In his veto message, the governor raised concerns regarding the statutory language in the tax cut package which could significantly weaken Missouri's fiscal flexibility. Based on an independent legal opinion, the governor asserts the language of the legislation could be interpreted to eliminate all income taxes on incomes above \\$9,000. If confirmed, that language could jeopardize \\$4.8 billion, or 97%, of PIT revenues. The legislature, citing its own independent legal analysis, disputes that claim. The governor's veto letter further states that a legislative attempt to modify the statutory language could be subject to the state's Hancock Amendment requiring voter approval. Fitch's analysis relies on the official legislative estimate of a \\$620 million revenue effect, and will closely monitor any developments regarding interpretation of the language cited in the veto letter. Validation of the governor's concerns could trigger negative rating pressure.
BROAD, SLOWLY GROWING ECONOMY
Missouri's economy is broad based and similar in makeup to that of the nation, and the state's recession recovery trailed the U.S. While national employment grew 1.2% and 1.7% in 2011 and 2012, respectively, state employment grew just 0.2% and 0.5% in those years. In fiscal 2013, that gap narrowed with state gaining 1% versus the national rate of 1.7% but widened in 2014 with state growth of 0.9% falling further behind national growth of 1.9%.

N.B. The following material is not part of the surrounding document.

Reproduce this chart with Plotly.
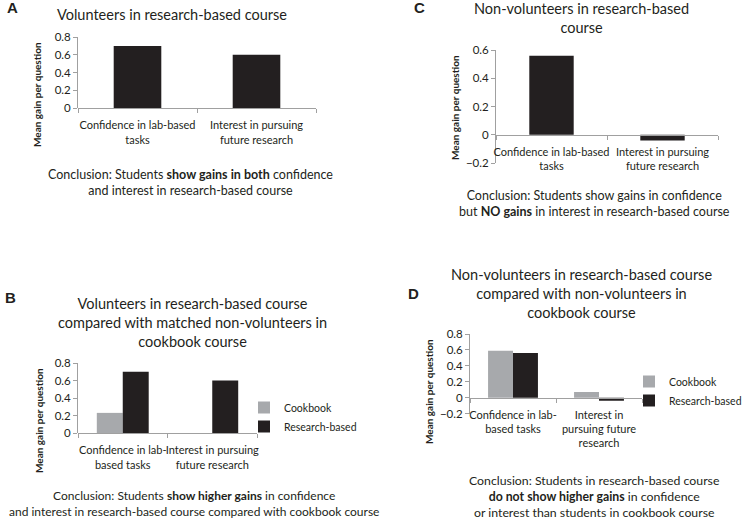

Results in 2015 to date indicate continuation of the trend of growth at levels well below the U.S. Missouri's quarterly moving average for yoy monthly employment gains through June 0.6% compared to the U.S. rate of 2.2%. Overall, Missouri has regained just two-thirds of its jobs lost during the recession through June, while the nation as a whole had fully recovered over a year ago and now has nearly 40% more jobs than it lost. The state's unemployment rate has historically been in line with the national rate, reaching 5.8% in June versus the nation's 5.3% rate. One reason for Missouri's slightly elevated rate could be its more robust labor force growth - 1.3% yoy in June versus the national rate of just 0.9%.
LOW LONG-TERM LIABILITIES BURDEN
Missouri's combined burden of net tax-supported debt and adjusted unfunded pension obligations of 4.5% of 2013 personal income was well below the median for U.S. states. The state's debt burden is low, with Fitch-projected net tax-supported debt equal to 1.6% of 2014 personal income. Fitch's debt projection includes outstanding debt and \\$463 million in authorized but unissued bonds that the state anticipates issuing over the next two years. The ratio solely for outstanding debt as of July 1, 2015 is 1.4%, which is down from 1.9% five years ago.
Debt levels reflect borrowing for transportation needs, including bonds issued under voter-approved Amendment 3 and grant anticipation revenue vehicle (GARVEE) bonds. Approximately 60% of outstanding net tax-supported debt has been issued for transportation purposes. GO bonds constitute only 6.5% of outstanding debt, with the remainder consisting of appropriation-supported issues.
As of June 30, 2014, the reported funded ratio of the state's largest pension plan (Missouri State Employees' Plan, or MSEP) was 75.1%. Using Fitch's more conservative 7% discount rate assumption rather than the system's 8%, the funded ratio falls to 67.7%. The state has consistently funded its actuarially calculated required contributions to the system with the declining funded ratio due mainly to market volatility which is smoothed in over five years. Under the new GASB 67 reporting standard for pension systems, as of June 30, 2014, MSEP's reported ratio of assets to liabilities was 79.5%; the system reports no depletion date given a long track record of actual contributions equivalent to the actuarial recommendation.
State GO bonds carry a full faith and credit pledge. Security for Missouri's GO bonds is very strong, with a constitutional provision requiring debt service payments be transferred to a sinking fund one year in advance of the required payment. Certificates of participation, BPB bonds, the Health and Educational Facilities Authority (University of Missouri-Columbia Arena Project) bonds, and the RCSCA state appropriation bonds are all secured by annual legislative appropriations. The RCSA state appropriation bonds are rated one notch below the other appropriation ratings due to the non-essentiality of the funded project, a sports, entertainment and convention facility.